Analysis for the indentation with a flat indenter on an elastic-perfectly plastic thin film

The indentation problem of an elastic-perfectly plastic film by a rigid plane indenter of flat end was solved to the zeroth order of the ratio of the film thickness to the contact width for frictionless contact and the contact width much larger than the film thickness. Explicit relation between the indentation force and the indentation depth was obtained in the plastic range. The finite element results supported this relationship for the ratio of the film thickness to the contact width less than or equal to 0.4. The ratio of the elastic energy to the plastic energy in an indentation cycle was found to be proportional to the film thickness and inversely proportional to the plastic indentation depth.

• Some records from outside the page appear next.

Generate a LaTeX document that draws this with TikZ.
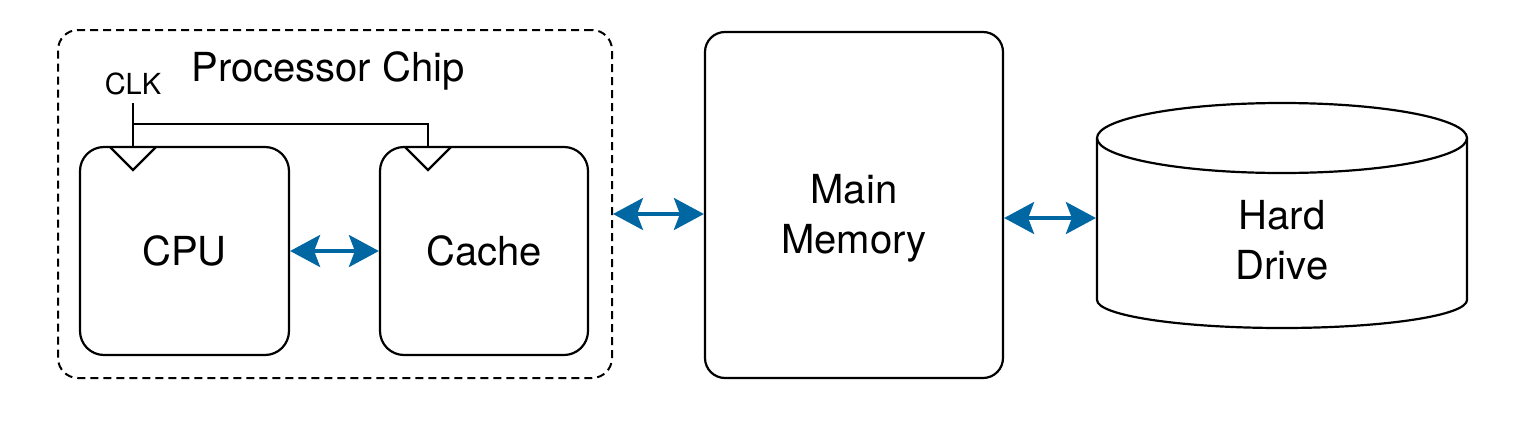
\documentclass[tikz,border=0pt]{standalone}
\usepackage{fontspec}
\setmainfont{TeX Gyre Heros}
\usetikzlibrary{arrows.meta}
\definecolor{linkblue}{RGB}{0,103,163}

\begin{document}
\begin{tikzpicture}[x=0.5pt,y=-0.5pt,line width=1.1pt,
		box/.style={draw,rounded corners=12pt,font=\fontsize{20}{25}\selectfont,align=center},
		tip/.style={Stealth[length=15pt,width=16pt,inset=3pt]},
		link/.style={{Stealth[length=15pt,width=16pt,inset=3pt]}-{Stealth[length=15pt,width=16pt,inset=3pt]},line width=1.7pt,draw=linkblue}]
	\useasboundingbox (0,0) rectangle (1524,428);
	% processor chip
	\draw (335,204) node [draw,line width=1pt,dash pattern=on 4pt off 2.5pt,rounded corners=10pt,minimum width=277pt,minimum height=174pt] (chip) {};
	\draw (328,71) node [font=\fontsize{20}{25}\selectfont] (chiplabel) {Processor Chip};
	\draw (184.5,251) node [box,minimum width=104.5pt,minimum height=104pt] (cpu) {CPU};
	\draw (484,251) node [box,minimum width=104pt,minimum height=104pt] (cache) {Cache};
	% clock
	\draw (133,84) node [font=\fontsize{14.5}{17}\selectfont] (clk) {CLK};
	\coordinate (cpuclk) at (133,147);
	\coordinate (cacheclk) at (428,147);
	\coordinate (clkjoin) at (133,124);
	\draw (clk.south) -- (cpuclk);
	\draw (clkjoin) -- (clkjoin -| cacheclk) -- (cacheclk);
	\foreach \c in {cpuclk,cacheclk}
		\draw ([xshift=-11.5pt]\c) -- ([yshift=-11.5pt]\c) -- ([xshift=11.5pt]\c);
	% memory
	\draw (854,205) node [box,rounded corners=10pt,minimum width=149pt,minimum height=173pt] (mem) {};
	\draw (854,218) node [font=\fontsize{20}{25}\selectfont,align=center] (memlabel) {Main\\Memory};
	% hard drive
	\draw (1282,138) ellipse [x radius=185, y radius=35];
	\draw (1097,138) -- (1097,300) arc [start angle=180, end angle=0, x radius=185, y radius=28] -- (1467,138);
	\draw (1282,240) node [font=\fontsize{20}{25}\selectfont,align=center,minimum width=185pt] (hd) {Hard\\Drive};
	% links
	\draw[link] (cpu.east) -- (cache.west);
	\draw[link] ([yshift=-5pt]chip.east) -- ([yshift=-5pt]chip.east -| mem.west);
	\draw[link] ([yshift=11pt]hd.west) -- ([yshift=11pt]hd.west -| mem.east);
\end{tikzpicture}
\end{document}
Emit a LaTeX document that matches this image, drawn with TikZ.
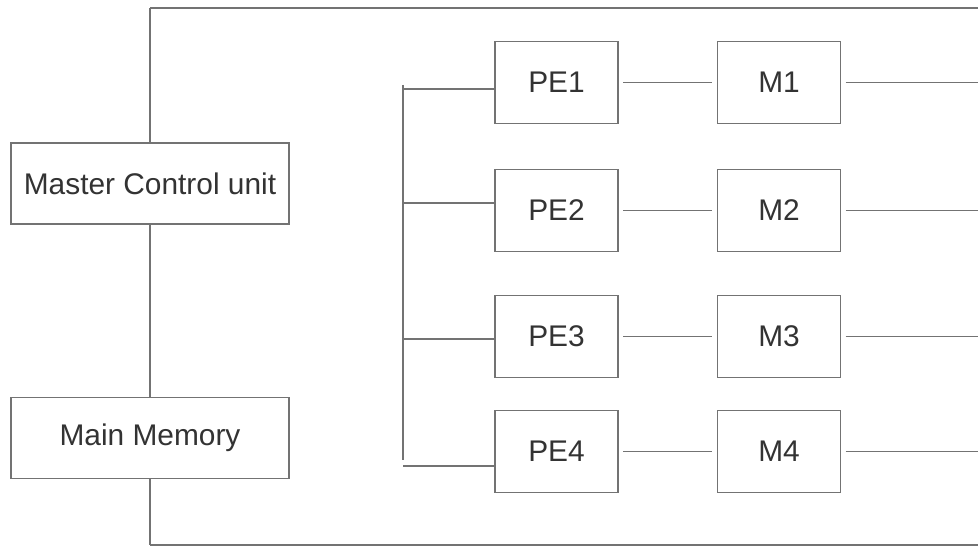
\documentclass[tikz,border=0pt]{standalone}
\usepackage{fontspec}
\setmainfont{Liberation Sans}
\usepackage{tikz}

\begin{document}
\begin{tikzpicture}[x=0.02cm,y=-0.02cm,
    unit/.style={rectangle,draw=black!55,line width=0.8pt,text=black!80,inner sep=0pt,
      minimum width=5.56cm,minimum height=1.62cm,font=\fontsize{17}{20}\selectfont},
    pebox/.style={unit,minimum width=2.46cm,minimum height=1.63cm},
    link/.style={draw=black!55,line width=0.8pt}]

    \useasboundingbox (0,0) rectangle (978,546);

    \node[unit]   (mcu) at (150, 183.5)   {Master Control unit};
    \node[unit]   (mem) at (150, 438)     {Main Memory};

    \node[pebox]  (pe1) at (556.5, 82.5)  {PE1};
    \node[pebox]  (pe2) at (556.5, 210.5) {PE2};
    \node[pebox]  (pe3) at (556.5, 336.5) {PE3};
    \node[pebox]  (pe4) at (556.5, 451.5) {PE4};

    \node[pebox]  (m1) at (779, 82.5)     {M1};
    \node[pebox]  (m2) at (779, 210.5)    {M2};
    \node[pebox]  (m3) at (779, 336.5)    {M3};
    \node[pebox]  (m4) at (779, 451.5)    {M4};

    % frame
    \coordinate (tl) at (150, 8);
    \coordinate (tr) at (978, 8);
    \coordinate (bl) at (150, 545);
    \coordinate (br) at (978, 545);

    % bus and its taps
    \coordinate (bustop) at (403, 85);
    \coordinate (busbot) at (403, 460);
    \coordinate (b1) at (403, 89);
    \coordinate (b2) at (403, 203);
    \coordinate (b3) at (403, 339);
    \coordinate (b4) at (403, 466);

    % right ends
    \coordinate (r1) at (978, 82.5);
    \coordinate (r2) at (978, 210.5);
    \coordinate (r3) at (978, 336.5);
    \coordinate (r4) at (978, 451.5);

    \draw (tl) edge[link] (tr);
    \draw (tl) edge[link] (mcu.north);
    \draw (mcu.south) edge[link] (mem.north);
    \draw (mem.south) edge[link] (bl);
    \draw (bl) edge[link] (br);

    \draw (bustop) edge[link] (busbot);
    \draw (b1) edge[link] (b1 -| pe1.west);
    \draw (b2) edge[link] (b2 -| pe2.west);
    \draw (b3) edge[link] (b3 -| pe3.west);
    \draw (b4) edge[link] (b4 -| pe4.west);

    \draw (pe1) edge[link,shorten <=2.5pt,shorten >=2.5pt] (m1);
    \draw (pe2) edge[link,shorten <=2.5pt,shorten >=2.5pt] (m2);
    \draw (pe3) edge[link,shorten <=2.5pt,shorten >=2.5pt] (m3);
    \draw (pe4) edge[link,shorten <=2.5pt,shorten >=2.5pt] (m4);

    \draw (m1) edge[link,shorten <=2.5pt] (r1);
    \draw (m2) edge[link,shorten <=2.5pt] (r2);
    \draw (m3) edge[link,shorten <=2.5pt] (r3);
    \draw (m4) edge[link,shorten <=2.5pt] (r4);
  \end{tikzpicture}
\end{document}
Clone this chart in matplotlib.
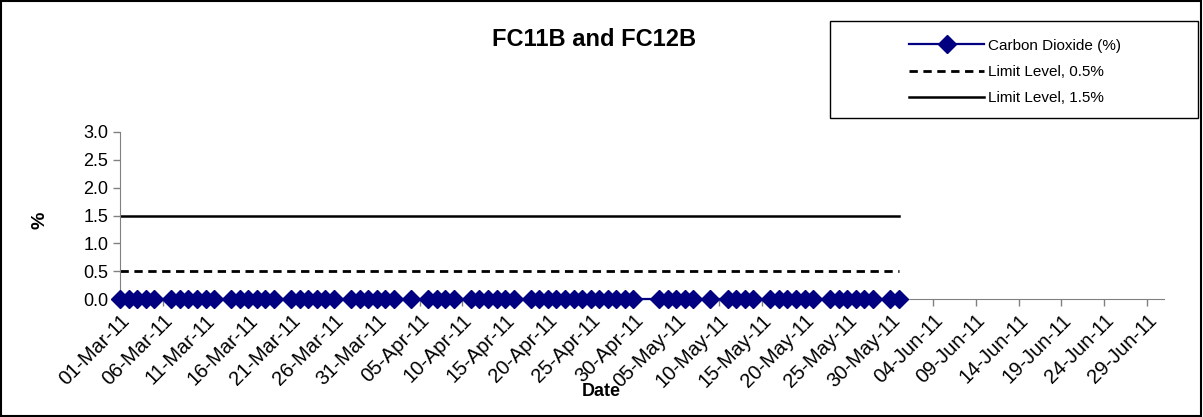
import pandas as pd
import matplotlib
matplotlib.use("Agg")
import matplotlib.pyplot as plt
import matplotlib.dates as mdates
from matplotlib.patches import Rectangle

plt.rcParams['font.family'] = ['Liberation Sans', 'DejaVu Sans']

# sample dates (days with a reading)
co2_dates = [
    '2011-03-01', '2011-03-02', '2011-03-03', '2011-03-04', '2011-03-05',
    '2011-03-07', '2011-03-08', '2011-03-09', '2011-03-10', '2011-03-11', '2011-03-12',
    '2011-03-14', '2011-03-15', '2011-03-16', '2011-03-17', '2011-03-18', '2011-03-19',
    '2011-03-21', '2011-03-22', '2011-03-23', '2011-03-24', '2011-03-25', '2011-03-26',
    '2011-03-28', '2011-03-29', '2011-03-30', '2011-03-31', '2011-04-01', '2011-04-02',
    '2011-04-04',
    '2011-04-06', '2011-04-07', '2011-04-08', '2011-04-09',
    '2011-04-11', '2011-04-12', '2011-04-13', '2011-04-14', '2011-04-15', '2011-04-16',
    '2011-04-18', '2011-04-19', '2011-04-20', '2011-04-21', '2011-04-22', '2011-04-23',
    '2011-04-24', '2011-04-25', '2011-04-26', '2011-04-27', '2011-04-28', '2011-04-29',
    '2011-04-30',
    '2011-05-03', '2011-05-04', '2011-05-05', '2011-05-06', '2011-05-07',
    '2011-05-09',
    '2011-05-11', '2011-05-12', '2011-05-13', '2011-05-14',
    '2011-05-16', '2011-05-17', '2011-05-18', '2011-05-19', '2011-05-20', '2011-05-21',
    '2011-05-23', '2011-05-24', '2011-05-25', '2011-05-26', '2011-05-27', '2011-05-28',
    '2011-05-30', '2011-05-31',
]
co2_values = [0.0] * len(co2_dates)

limit_dates = ['2011-03-01', '2011-05-31']
limit_low = [0.5, 0.5]
limit_high = [1.5, 1.5]

tick_start = '2011-03-01'
tick_end = '2011-06-29'
y_ticks = [0.0, 0.5, 1.0, 1.5, 2.0, 2.5, 3.0]

co2_dates = pd.to_datetime(co2_dates)
limit_dates = pd.to_datetime(limit_dates)
tick_dates = pd.date_range(tick_start, tick_end, freq='5D')

fig = plt.figure(figsize=(12.03, 4.17), dpi=100)
ax = fig.add_axes([120 / 1203, 118 / 417, 1044 / 1203, 167 / 417])

ax.plot(limit_dates, limit_low, color='black', linestyle=(0, (3, 2)), linewidth=2,
        label='Limit Level, 0.5%', zorder=2)
ax.plot(limit_dates, limit_high, color='black', linestyle='-', linewidth=1.8,
        label='Limit Level, 1.5%', zorder=2)
ax.plot(co2_dates, co2_values, color='#000080', marker='D', markersize=9,
        linewidth=1.6, label='Carbon Dioxide (%)', zorder=3, clip_on=False)

ax.set_xlim(pd.Timestamp('2011-03-01'), pd.Timestamp('2011-07-01'))
ax.set_ylim(0, 3.0)
ax.set_yticks(y_ticks)
ax.set_yticklabels([f"{v:.1f}" for v in y_ticks], fontsize=13)
ax.set_xticks(tick_dates)
ax.xaxis.set_major_formatter(mdates.DateFormatter('%d-%b-%y'))
plt.setp(ax.get_xticklabels(), rotation=45, ha='right', rotation_mode='anchor', fontsize=14.5)

for s in ['top', 'right']:
    ax.spines[s].set_visible(False)
ax.spines['left'].set_color('#808080')
ax.spines['bottom'].set_color('#808080')
ax.tick_params(axis='both', colors='#808080', labelcolor='black', length=5, width=1)

fig.text(594 / 1203, 1 - 40 / 417, 'FC11B and FC12B', fontsize=17, fontweight='bold',
         ha='center', va='center')
fig.text(40 / 1203, 1 - 220 / 417, '%', rotation=90, fontsize=14, fontweight='bold',
         ha='center', va='center')
fig.text(601 / 1203, 1 - 392 / 417, 'Date', fontsize=13, fontweight='bold',
         ha='center', va='center')

# legend box
fig.patches.append(Rectangle((830 / 1203, 1 - 118 / 417), 368 / 1203, 97 / 417,
                             transform=fig.transFigure, fill=False, edgecolor='black',
                             linewidth=1))
handles, labels = ax.get_legend_handles_labels()
order = [2, 0, 1]
fig.legend([handles[i] for i in order], [labels[i] for i in order],
           loc='center', bbox_to_anchor=(1015 / 1203, 1 - 72 / 417),
           frameon=False, fontsize=11, handlelength=4.9, handletextpad=0.25,
           labelspacing=0.8, markerfirst=True)

# chart border
fig.patches.append(Rectangle((0.001, 0.002), 0.997, 0.995, transform=fig.transFigure,
                             fill=False, edgecolor='black', linewidth=1.5))

fig.savefig('out.png', dpi=100)
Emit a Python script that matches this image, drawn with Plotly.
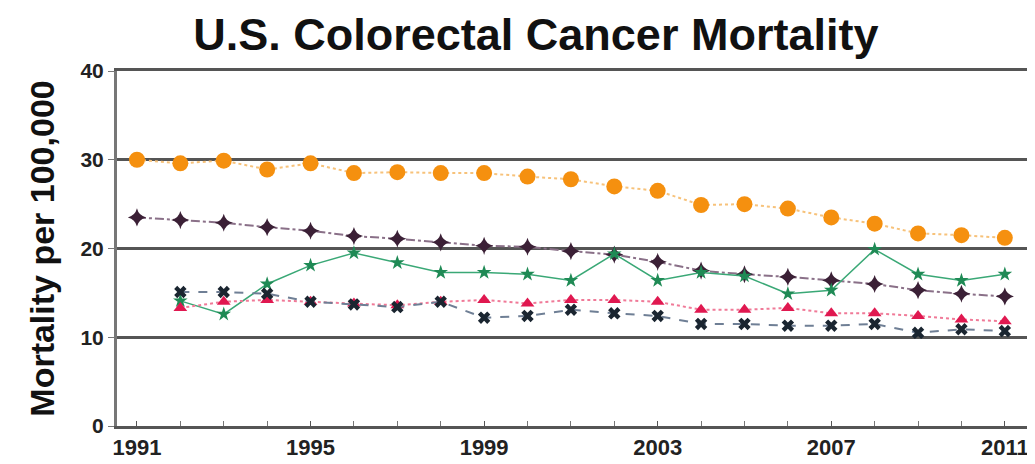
import plotly.graph_objects as go

years = list(range(1991, 2012))
years_b = list(range(1992, 2012))

orange_vals = [30.0, 29.6, 29.9, 28.9, 29.6, 28.5, 28.6, 28.5, 28.5, 28.1, 27.8,
               27.0, 26.5, 24.9, 25.0, 24.5, 23.5, 22.8, 21.7, 21.5, 21.2]
purple_vals = [23.5, 23.2, 22.9, 22.4, 22.0, 21.4, 21.1, 20.7, 20.3, 20.2, 19.7,
               19.3, 18.5, 17.5, 17.1, 16.8, 16.4, 16.0, 15.3, 14.9, 14.6]
green_vals = [14.1, 12.6, 16.0, 18.1, 19.5, 18.4, 17.3, 17.3, 17.1, 16.4,
              19.4, 16.4, 17.3, 16.9, 14.9, 15.3, 19.9, 17.1, 16.4, 17.1]
red_vals = [13.3, 14.0, 14.2, 14.0, 13.8, 13.6, 14.0, 14.2, 13.8, 14.2,
            14.2, 14.0, 13.1, 13.1, 13.3, 12.7, 12.7, 12.4, 12.0, 11.8]
xmark_vals = [15.1, 15.1, 14.9, 14.0, 13.7, 13.4, 14.0, 12.2, 12.4, 13.1,
              12.7, 12.4, 11.5, 11.5, 11.3, 11.3, 11.5, 10.5, 10.9, 10.7]

tick_years = [1991, 1995, 1999, 2003, 2007, 2011]
y_ticks = [0, 10, 20, 30, 40]

fig = go.Figure()

fig.add_trace(go.Scatter(
    x=years, y=orange_vals, mode="lines+markers",
    line=dict(color="#f7c27a", width=2, dash="dot"),
    marker=dict(symbol="circle", size=16, color="#f5900f", line=dict(width=0)),
    showlegend=False))
fig.add_trace(go.Scatter(
    x=years, y=purple_vals, mode="lines+markers",
    line=dict(color="#8a7088", width=2, dash="dashdot"),
    marker=dict(symbol="star-diamond", size=13, color="#3b2036", line=dict(width=0)),
    showlegend=False))
fig.add_trace(go.Scatter(
    x=years_b, y=green_vals, mode="lines+markers",
    line=dict(color="#3aa876", width=1.5),
    marker=dict(symbol="star", size=11, color="#1f8a55", line=dict(width=0)),
    showlegend=False))
fig.add_trace(go.Scatter(
    x=years_b, y=red_vals, mode="lines+markers",
    line=dict(color="#f07a98", width=2, dash="dot"),
    marker=dict(symbol="triangle-up", size=12, color="#e01850", line=dict(width=0)),
    showlegend=False))
fig.add_trace(go.Scatter(
    x=years_b, y=xmark_vals, mode="lines+markers",
    line=dict(color="#6f7f95", width=2, dash="dash"),
    marker=dict(symbol="x", size=11, color="#1a2530", line=dict(width=0)),
    showlegend=False))

fig.update_layout(
    width=1035, height=464,
    margin=dict(l=109, r=13, t=63, b=41),
    paper_bgcolor="white", plot_bgcolor="white",
    title=dict(text="U.S. Colorectal Cancer Mortality", x=0.51, xref="container",
               xanchor="center", y=(464 - 26) / 464, yref="container", yanchor="middle",
               font=dict(family="Liberation Sans, Arial, sans-serif", size=45,
                         color="#111", weight=700)),
    font=dict(family="Liberation Sans, Arial, sans-serif", color="#222"),
)

fig.update_xaxes(
    range=[1990.54, 2011.58],
    tickvals=tick_years, ticktext=[str(y) for y in tick_years],
    tickfont=dict(size=22, weight=700, color="#222"),
    ticks="inside", ticklen=5, tickcolor="#555",
    minor=dict(dtick=1, tick0=1991, ticks="inside", ticklen=5, tickcolor="#777"),
    showgrid=False, zeroline=False,
    showline=True, linecolor="#555", linewidth=3, mirror=True,
)
fig.update_yaxes(
    range=[0, 40], tickvals=y_ticks,
    tickfont=dict(size=21, weight=700, color="#222"),
    ticks="outside", ticklen=6, tickcolor="#777",
    showgrid=True, gridcolor="#555", gridwidth=3,
    zeroline=False, showline=True, linecolor="#777", linewidth=3,
    title=dict(text="Mortality per 100,000", standoff=16,
               font=dict(size=34, weight=700, color="#111")),
)

fig.write_html("out.html")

For the elastic indentation of a multilayer structure by a rigid plane indenter of flat end with frictionless contact, the inverse of the effective contact modulus of the multilayer structure linearly depends on the thickness ratio of each layer to the structure thickness and the inverse of the contact modulus of each layer. For the indentation of a bilayer structure with non-slip contact between the structure and a rigid substrate, the finite element results showed that both the effective contact modulus and the indentation load for the occurrence of plastic deformation increase with decreasing the layer thickness, demonstrating the constraint-induced enhancement of the mechanical strength of materials.